Zombie nation: Students battle undead outbreak in campus game of tag
When class gets out, the last thing students expect is to find someone in a headband and zombie makeup. Or seeing people walk across the Quad with armbands carrying Nerf guns, looking around stealthily. For those in Humans vs. Zombies, this is all a part of the experience, and the fun of the game.
Sunday marked the time to put away those Nerf guns, as four humans fell to about 20 zombies. The Endgame, which started at about 5 p.m., was the humans’ last mission to find a “helicopter” — a safe zone from their living-dead counterparts.
But despite their best efforts, the zombies shambled away with a win.
Founded in March 2010, Humans vs. Zombies is now a game with an active participation of 60 to 70 students. The number ranges depending on who is free during the missions. It’s a game that is open to both the State University of New York College of Environmental Science and Forestry and Syracuse University students. Many people start off as humans with armbands and they carry Nerf guns.
Humans vs. Zombies is similar to tag. The zombies wear colored headbands and have to tag out the humans. Also, the zombies can wear zombie makeup.
“I feel that most of my friends at this school are from Humans vs. Zombies,” said David Teetz, a junior aerospace engineering and applied math dual major, and one of the administrators for the group. “It’s just really fun, and everyone who does it is great.”
Each game lasts about a week, depending on how well each side plays. The game lasts during and in between classes, and humans can be tagged going to and from class.
Many members feel that one of the best parts of the game is the paranoia players experience during the game. A human could be on his or her way to a class and suddenly be ambushed by a group of zombies. When the player is a zombie, many members enjoy the excitement of scaring and surprising the human players.
“In every game I have been in, for at least one mission per game, a group of humans and I abandon the mission because the zombies outnumber the humans,” said Michael Auyeung, a sophomore forensic science major and fellow administrator. “We have run back to our dorm with the hoard hounding on us.”
The team also does various missions throughout the week, such as scavenger hunts and different tasks, all the while being chased by the zombies.
Sometimes, these missions can be very intense, and there are a few experiences that stick out in some players’ minds.
“The Saltine Massacre was a mission that went totally wrong,” Christopher Debany said. “The humans needed to get near Carnegie, but the zombies moved our objectives. So when we got there, we just got attacked. Only three out of the 20 humans ended up surviving, I think.”
The players can be seen running around all of the SU campus and have built an excellent rapport with the Department of Public Safety.
“Before the beginning of each game, we always contact DPS and explain to them that we are having the game during a certain week, and we usually get an OK with them with no problem at all,” said Dwaine Perdomo, a senior civil engineering major and another one of the administrators.
Humans vs. Zombies can’t be played on ESF’s campus, however. Chief of University Police at ESF Scott Becksted told the group that the game creates a safety issue, as students could get hurt while running around the school.

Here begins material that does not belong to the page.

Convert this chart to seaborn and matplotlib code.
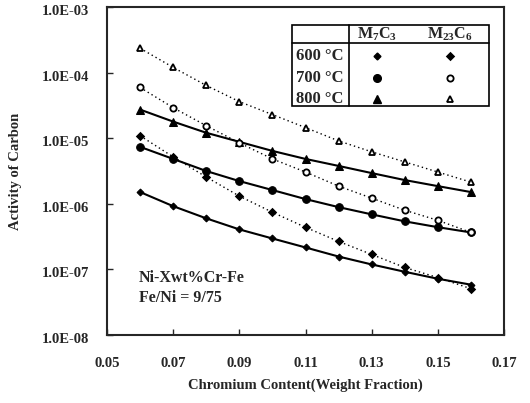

The group is adamant on making sure everyone feels and is safe, both the players and others on campus. Administrators make sure that everyone is following the rules and has the correct equipment, and they have not had any major safety issues to deal with so far.
Even though ESF does not allow the game to be played on its campus, ESF students can join the group and many are active members.
Overall, the group feels that it’s a great way to meet people from both campuses.
“Basically, Humans vs. Zombies is like a melting pot of people from the two schools that are in the game,” Auyeung said.
The game ends with a final mission called Endgame, which determines whether the humans or zombies win.
There is currently a Facebook group called “Syracuse Humans vs. Zombies: the Game/Interest Group,” but administrators plan to revamp their presence on social media. They plan on starting a page that will allow them to choose which content gets posted on the wall, as important posts about mission times can get swallowed up by other posts by the group.
The group also has big ideas for the future.
“We are working on getting club status,” said Emily Ballard, another administrator and sophomore international relations and policy studies dual major.
By having club status, the group could be able to have things such as certified zombie headbands and be able to post on bulletin boards around campus. Also, it would allow them to do things that the founders had been discussing since the beginning, such as playing in the Carrier Dome, Perdomo said.
“And of course we will continue training in preparation for the zombie apocalypse,” Ballard said.